YTYA: Pasquale Riti, 35 anni, archéologo

Un archéologo non è un archeologo, ma non fantasticate troppo. Non ci divertiamo più di loro. Tutto incomincia da qualcosa? Questo ci chiediamo, dietro la scrivania o anche a casa. Noi archéologi infatti possiamo lavorare a distanza. Gli archeologi devono. E non so se anche voi conosciate il piacere di andare al lavoro cambiando stanza, col capello arruffato quanto volete, in mutande o con l’abito elegante con cui state per uscire. Ascoltiamo molta musica, noi archéologi. Per questo mi hanno chiamato qui.

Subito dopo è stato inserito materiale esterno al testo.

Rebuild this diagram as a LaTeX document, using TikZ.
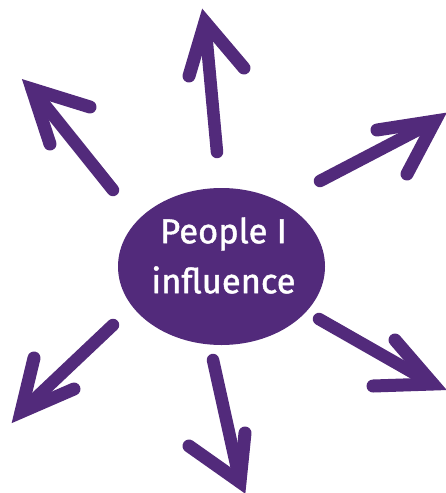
\documentclass[tikz,border=0pt]{standalone}
\usepackage{fontspec}
\setmainfont{Fira Sans}
\newfontfamily\labelfont{Fira Sans}[FakeBold=1.3]
\usetikzlibrary{shapes.geometric}
\definecolor{grape}{HTML}{522A7B}

\tikzset{
    blob/.style={ellipse, fill=grape, inner sep=0pt,
        minimum width=207pt, minimum height=157pt},
    caption/.style={text=white, align=center,
        font=\labelfont\fontsize{34.5}{50}\selectfont},
    brush/.style={draw=grape, line width=12.5pt, line cap=round},
    barb/.style={draw=grape, line width=13pt, line cap=round, line join=miter}
}

\begin{document}
\begin{tikzpicture}[x=1pt, y=-1pt]
    \useasboundingbox (0,0) rectangle (446,493);

    % Centre ellipse
    \node[blob] (people) at (221.5,266.5) {};
    \node[caption] (caption) at ([xshift=2pt, yshift=11pt]people.center) {People I\\influence};

    % Arrow ends (tail, tip, two barbs)
    \coordinate (up-tail) at (217,152);
    \coordinate (up-tip) at (205,22);
    \coordinate (up-a) at (189,76);
    \coordinate (up-b) at (244,68);

    \coordinate (ul-tail) at (113,190);
    \coordinate (ul-tip) at (32,89);
    \coordinate (ul-a) at (50,144);
    \coordinate (ul-b) at (90,107);

    \coordinate (ur-tail) at (320,181);
    \coordinate (ur-tip) at (435,121);
    \coordinate (ur-a) at (377,130);
    \coordinate (ur-b) at (407,174);

    \coordinate (lr-tail) at (319,319);
    \coordinate (lr-tip) at (433,384);
    \coordinate (lr-a) at (395,340);
    \coordinate (lr-b) at (373,386);

    \coordinate (dn-tail) at (213,360);
    \coordinate (dn-tip) at (240,482);
    \coordinate (dn-a) at (189,446);
    \coordinate (dn-b) at (245,433);

    \coordinate (ll-tail) at (113,325);
    \coordinate (ll-tip) at (21,412);
    \coordinate (ll-a) at (34,358);
    \coordinate (ll-b) at (74,389);

    % Arrows
    \foreach \d in {up,ul,ur,lr,dn,ll} {
        \draw[brush] (\d-tail) -- (\d-tip);
        \draw[barb] (\d-a) -- (\d-tip) -- (\d-b);
    }
\end{tikzpicture}
\end{document}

Ne avete abbastanza delle nuove sensazioni di quest’anno? Io vi propongo quella dell’anno prossimo. Dimenticate tutti gli altri. Riciclate il vinile dei Rapture e fatene una padella per prepararvi i popcorn. Tagliate il salame usando il cd di Elephant dei White Stripes per ottenere fette sottili. Suonate a ferragosto se proprio dovete le canzoni di Natale di The Darkness. Spacciate le magliette dei Franz Ferdinand come linea di abbigliamento alternativa a Tommy Hilfiger. Sono arrivati per farvi ballare e sudare. Sono The Sonics.

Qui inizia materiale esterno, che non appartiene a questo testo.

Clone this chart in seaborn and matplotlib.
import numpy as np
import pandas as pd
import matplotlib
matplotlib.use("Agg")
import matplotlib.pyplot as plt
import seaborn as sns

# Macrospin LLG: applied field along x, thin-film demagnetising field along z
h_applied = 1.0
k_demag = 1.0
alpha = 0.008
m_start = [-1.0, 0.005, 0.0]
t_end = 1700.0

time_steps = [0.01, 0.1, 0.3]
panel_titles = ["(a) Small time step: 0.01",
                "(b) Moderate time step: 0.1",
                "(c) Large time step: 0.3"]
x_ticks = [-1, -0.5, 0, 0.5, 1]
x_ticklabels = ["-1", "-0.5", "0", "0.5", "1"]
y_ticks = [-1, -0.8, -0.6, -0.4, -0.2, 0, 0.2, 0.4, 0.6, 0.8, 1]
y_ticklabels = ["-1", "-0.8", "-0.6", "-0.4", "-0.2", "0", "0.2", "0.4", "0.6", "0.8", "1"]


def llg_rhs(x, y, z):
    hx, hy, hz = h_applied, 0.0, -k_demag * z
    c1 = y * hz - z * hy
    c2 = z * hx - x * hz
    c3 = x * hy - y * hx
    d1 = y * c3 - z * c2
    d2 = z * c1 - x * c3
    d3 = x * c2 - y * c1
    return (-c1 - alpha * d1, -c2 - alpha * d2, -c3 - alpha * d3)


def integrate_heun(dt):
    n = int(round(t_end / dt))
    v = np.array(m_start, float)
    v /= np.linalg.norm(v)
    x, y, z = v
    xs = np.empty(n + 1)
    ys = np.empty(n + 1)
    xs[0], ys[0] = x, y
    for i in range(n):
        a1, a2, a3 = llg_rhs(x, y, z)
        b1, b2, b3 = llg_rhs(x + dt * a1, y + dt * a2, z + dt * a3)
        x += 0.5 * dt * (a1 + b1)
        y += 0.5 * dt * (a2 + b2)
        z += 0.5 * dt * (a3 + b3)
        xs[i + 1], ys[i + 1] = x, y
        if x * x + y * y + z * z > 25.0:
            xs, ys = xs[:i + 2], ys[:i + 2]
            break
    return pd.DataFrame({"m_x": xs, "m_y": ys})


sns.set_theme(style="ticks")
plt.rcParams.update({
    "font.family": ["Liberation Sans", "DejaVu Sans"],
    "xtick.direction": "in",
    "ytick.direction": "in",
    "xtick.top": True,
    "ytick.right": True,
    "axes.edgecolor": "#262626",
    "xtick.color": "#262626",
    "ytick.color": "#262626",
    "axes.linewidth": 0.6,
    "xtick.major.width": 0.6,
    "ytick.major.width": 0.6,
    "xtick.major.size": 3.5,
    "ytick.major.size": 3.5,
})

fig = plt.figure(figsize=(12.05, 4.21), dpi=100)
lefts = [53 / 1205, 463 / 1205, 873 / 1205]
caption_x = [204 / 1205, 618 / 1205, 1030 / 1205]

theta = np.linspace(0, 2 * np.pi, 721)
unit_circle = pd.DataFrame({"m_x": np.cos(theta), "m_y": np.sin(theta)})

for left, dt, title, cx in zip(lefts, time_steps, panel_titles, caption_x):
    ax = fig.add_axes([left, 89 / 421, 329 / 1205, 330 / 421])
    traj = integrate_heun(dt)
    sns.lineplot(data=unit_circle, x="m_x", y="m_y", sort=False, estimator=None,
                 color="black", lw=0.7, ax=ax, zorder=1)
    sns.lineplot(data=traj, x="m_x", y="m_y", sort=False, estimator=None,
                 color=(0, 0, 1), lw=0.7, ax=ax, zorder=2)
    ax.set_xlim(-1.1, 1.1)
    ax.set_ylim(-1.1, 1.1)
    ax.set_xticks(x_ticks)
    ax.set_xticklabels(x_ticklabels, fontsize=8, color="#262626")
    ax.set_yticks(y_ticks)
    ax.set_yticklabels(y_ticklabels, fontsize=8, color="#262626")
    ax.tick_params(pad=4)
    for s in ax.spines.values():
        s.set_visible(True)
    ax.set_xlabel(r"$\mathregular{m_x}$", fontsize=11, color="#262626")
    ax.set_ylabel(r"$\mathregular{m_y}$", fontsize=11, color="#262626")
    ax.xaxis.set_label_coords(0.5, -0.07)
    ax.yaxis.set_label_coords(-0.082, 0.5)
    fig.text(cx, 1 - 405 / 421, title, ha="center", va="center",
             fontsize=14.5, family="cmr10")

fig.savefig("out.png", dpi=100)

Insieme dal 2000 e dopo diversi cambi di formazione, The Sonics si sono fatti un nome suonando dal vivo in luoghi sempre più grandi e sempre più bollenti. Quest’anno è uscito il loro primo singolo, la tesissima The Witch, diventato un successo quasi per sbaglio grazie ad un’esibizione in un liceo di Tacoma. Da quel giorno i liceali bersagliarono di richieste la radio locale, rendendo The Witch la canzone più suonata nella giornata, pur essendo programmata quasi esclusivamente dopo che i ragazzi tornavano da scuola. Mentre l’attesa genereale è spasmodica, io sono già in possesso del loro primo album, Here Are The Sonics, in uscita l’anno prossimo. Il loro esordio è un concentrato di radici, spugne abrasive, motociclette che rombano nei garage e canzoni per ragazze vestite di pelle nera e lucida. E le canzoni natalizie sono ben due!

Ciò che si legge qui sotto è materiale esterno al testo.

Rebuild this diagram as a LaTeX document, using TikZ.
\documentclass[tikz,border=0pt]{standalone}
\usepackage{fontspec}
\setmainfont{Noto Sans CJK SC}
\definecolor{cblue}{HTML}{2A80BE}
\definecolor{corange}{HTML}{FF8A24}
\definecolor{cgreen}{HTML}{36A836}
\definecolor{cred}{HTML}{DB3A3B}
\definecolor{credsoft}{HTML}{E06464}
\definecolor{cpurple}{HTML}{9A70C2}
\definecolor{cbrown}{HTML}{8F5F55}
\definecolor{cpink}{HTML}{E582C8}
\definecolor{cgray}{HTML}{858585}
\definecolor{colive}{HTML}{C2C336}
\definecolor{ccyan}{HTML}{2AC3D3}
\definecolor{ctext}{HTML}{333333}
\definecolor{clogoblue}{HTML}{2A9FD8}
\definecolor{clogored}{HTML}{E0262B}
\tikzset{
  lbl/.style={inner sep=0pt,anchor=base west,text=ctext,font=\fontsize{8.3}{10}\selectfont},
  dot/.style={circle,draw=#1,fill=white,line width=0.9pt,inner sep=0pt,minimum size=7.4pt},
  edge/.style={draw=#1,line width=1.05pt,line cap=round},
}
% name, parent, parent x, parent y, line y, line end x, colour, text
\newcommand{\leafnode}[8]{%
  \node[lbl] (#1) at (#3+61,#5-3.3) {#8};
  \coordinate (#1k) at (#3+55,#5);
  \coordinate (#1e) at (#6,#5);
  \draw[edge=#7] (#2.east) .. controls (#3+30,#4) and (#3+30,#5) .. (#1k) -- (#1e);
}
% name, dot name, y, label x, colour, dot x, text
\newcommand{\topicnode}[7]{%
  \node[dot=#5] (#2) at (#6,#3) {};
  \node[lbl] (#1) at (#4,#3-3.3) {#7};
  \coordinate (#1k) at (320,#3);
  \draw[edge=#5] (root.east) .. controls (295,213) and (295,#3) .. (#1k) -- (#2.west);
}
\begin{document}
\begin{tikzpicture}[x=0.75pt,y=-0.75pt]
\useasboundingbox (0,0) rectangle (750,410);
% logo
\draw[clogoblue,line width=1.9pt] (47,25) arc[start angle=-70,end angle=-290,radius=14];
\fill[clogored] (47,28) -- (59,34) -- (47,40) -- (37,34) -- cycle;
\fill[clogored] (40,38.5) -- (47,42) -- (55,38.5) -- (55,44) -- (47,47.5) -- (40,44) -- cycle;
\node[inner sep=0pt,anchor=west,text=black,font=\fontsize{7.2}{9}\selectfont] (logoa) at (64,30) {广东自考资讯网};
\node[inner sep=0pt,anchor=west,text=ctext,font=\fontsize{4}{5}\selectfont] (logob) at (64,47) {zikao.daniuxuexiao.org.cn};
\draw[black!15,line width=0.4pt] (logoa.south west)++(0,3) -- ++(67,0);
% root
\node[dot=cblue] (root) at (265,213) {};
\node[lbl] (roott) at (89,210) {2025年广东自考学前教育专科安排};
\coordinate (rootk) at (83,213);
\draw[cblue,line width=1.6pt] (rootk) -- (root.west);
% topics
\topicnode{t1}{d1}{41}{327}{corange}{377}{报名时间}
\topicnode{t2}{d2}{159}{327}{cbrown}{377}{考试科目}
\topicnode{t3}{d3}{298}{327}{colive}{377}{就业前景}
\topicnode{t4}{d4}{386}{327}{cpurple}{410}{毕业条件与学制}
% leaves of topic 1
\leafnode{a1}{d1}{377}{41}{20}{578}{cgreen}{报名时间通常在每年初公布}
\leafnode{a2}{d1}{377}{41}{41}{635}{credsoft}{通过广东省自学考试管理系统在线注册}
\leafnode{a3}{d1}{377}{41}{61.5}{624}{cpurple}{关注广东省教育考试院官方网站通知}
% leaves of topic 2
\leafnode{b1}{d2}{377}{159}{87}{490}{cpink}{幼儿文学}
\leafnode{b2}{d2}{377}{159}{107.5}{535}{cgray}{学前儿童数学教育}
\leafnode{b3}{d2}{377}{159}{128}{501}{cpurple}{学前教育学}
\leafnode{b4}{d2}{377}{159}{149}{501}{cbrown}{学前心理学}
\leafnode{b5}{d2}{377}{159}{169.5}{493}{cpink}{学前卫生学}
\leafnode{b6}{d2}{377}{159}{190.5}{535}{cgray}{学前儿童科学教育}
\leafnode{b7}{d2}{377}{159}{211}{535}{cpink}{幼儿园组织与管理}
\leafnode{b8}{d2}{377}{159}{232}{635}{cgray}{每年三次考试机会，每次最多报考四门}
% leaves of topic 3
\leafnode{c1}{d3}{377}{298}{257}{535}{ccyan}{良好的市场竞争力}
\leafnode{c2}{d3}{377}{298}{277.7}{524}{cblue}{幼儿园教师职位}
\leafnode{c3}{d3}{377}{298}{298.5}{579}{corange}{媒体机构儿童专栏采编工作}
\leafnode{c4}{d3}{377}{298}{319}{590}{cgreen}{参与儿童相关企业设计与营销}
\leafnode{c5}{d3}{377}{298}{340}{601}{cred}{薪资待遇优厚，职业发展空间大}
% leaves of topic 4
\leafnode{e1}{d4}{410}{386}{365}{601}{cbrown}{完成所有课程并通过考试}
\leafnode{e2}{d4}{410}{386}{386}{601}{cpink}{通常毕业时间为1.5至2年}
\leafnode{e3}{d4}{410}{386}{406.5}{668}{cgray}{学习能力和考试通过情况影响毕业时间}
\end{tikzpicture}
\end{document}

Inciso alla vecchia maniera utilizzando un registratore a due piste (!) e con amplificatori portati alle estreme conseguenze, Here Are The Sonics infonde nelle ritmiche energetiche della batteria e della chitarra, sapori blues e inaspettate ruvidezze pop, unendo la lezione dell’uso classico del pianoforte nel rock ad una innovativa e muscolare visione dei fiati, nella fattispecie del sax. Non saranno il massimo dell’originalità, soprattutto in pezzi al limite del plagio come le inarrestabili Do You Love Me, Roll Over Beethoven, Keep A Knockin’, Good Golly Miss Molly e Walkin’ The Dog, ma sono irresistibili: una volta sulla pista Have Love Will Travel, Strychnine e Psycho vi faranno ballare e sudare fino allo sfinimento. E se riuscite a beccarli dal vivo prima che diventino famosi, non lasciatevi scappare un loro devastante inedito, Louie Louie.